Challenges At The Top For Premier Franchises
Building on yesterday’s discussion on the future viability of the drive-thru, let’s look at another big 2010 trend in the QSR world. If there are two words that may define the next year and beyond for fast food frachisees, it may be these: “eat cheap”.
Those are the two words of USA Today journalist Bruce Horovitz, who identified this as the one of the bigger QSR trends for the next year in a recent story. Interestingly, the story states that as high unemployment rates continue, consumers are heading more and more to the grocery store for cheaper eating. This is a problem for fast food franchises, because they already sell their food at such a relatively cheap price.
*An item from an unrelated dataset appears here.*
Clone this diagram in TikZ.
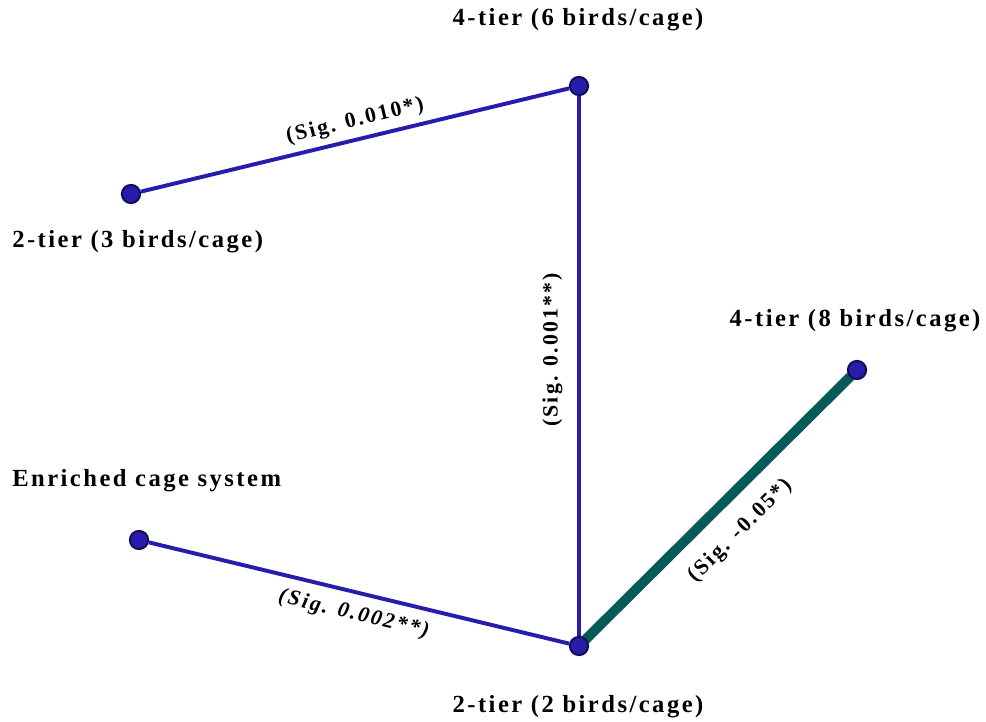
\documentclass[tikz,border=0pt]{standalone}
\usepackage{fontspec}
\setmainfont{Liberation Serif}
\newfontfamily\lblfont[LetterSpace=10]{Liberation Serif}
\usetikzlibrary{positioning,backgrounds}
\definecolor{edgeblue}{RGB}{40,28,172}
\definecolor{edgeteal}{RGB}{8,90,88}
\definecolor{dotnavy}{RGB}{16,14,80}

\begin{document}
\begin{tikzpicture}[
  x=0.025cm, y=-0.025cm,
  font=\lblfont\bfseries\fontsize{17.5}{21}\selectfont,
  vtx/.style={circle, draw=dotnavy, line width=1.4pt, fill=edgeblue, minimum size=13pt, inner sep=0pt},
  tierlbl/.style={inner sep=0pt},
  link/.style={edgeblue, line width=2.8pt},
  thicklink/.style={edgeteal, line width=7pt},
  siglbl/.style={pos=0.5, sloped, text=black, font=\lblfont\bfseries\fontsize{15.5}{18}\selectfont}
]
\useasboundingbox (0,0) rectangle (986,722);

% vertices
\node[vtx] (twothree) at (131,194) {};
\node[vtx] (foursix) at (579,86) {};
\node[vtx] (foureight) at (857,370) {};
\node[vtx] (enriched) at (139,540) {};
\node[vtx] (twotwo) at (579,646) {};

% vertex labels
\node[tierlbl] (lfoursix) at (578,20) {4-tier (6 birds/cage)};
\node[tierlbl, anchor=west] (ltwothree) at (12,242) {2-tier (3 birds/cage)};
\node[tierlbl] (lfoureight) at (855,321) {4-tier (8 birds/cage)};
\node[tierlbl, anchor=west] (lenriched) at (12,481) {Enriched cage system};
\node[tierlbl] (ltwotwo) at (578,707) {2-tier (2 birds/cage)};

% links
\begin{scope}[on background layer]
\draw[thicklink] (twotwo.center) -- node[siglbl, below=9pt] {(Sig. -0.05*)} (foureight.center);
\draw[link] (twothree) -- node[siglbl, pos=0.51, above=1pt] {(Sig. 0.010*)} (foursix);
\draw[link] (twotwo) -- node[siglbl, pos=0.53, above=7pt] {(Sig. 0.001**)} (foursix);
\draw[link] (enriched) -- node[siglbl, below=4pt] {\itshape(Sig. 0.002**)} (twotwo);
\end{scope}
\end{tikzpicture}
\end{document}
Even with the promised roll-out of the $1 dollar breakfast menu at McDonalds and the like, many of the top franchises are asking themselves: how low can we go?
Underlying this question is the reality that the fast food market is getting more and more competitive.
“It’s a tough economic situation out there, and the fast-food pie has shrunk,” Ron Paul, president of Technomic, a consulting firm, told the newspaper.
The story also quotes Technomic figures which state that both Wendy’s and KFC have seen their third quarter shares drop by 2% compared to the last year. It’s hard to saw exactly if this is a permanent slide or just a blip. Perhaps that promised economic recovery will make bring about some new activity in the industry.
But either way, fast food franchisees head into the New Year with this knowledge: it’s a jungle out there.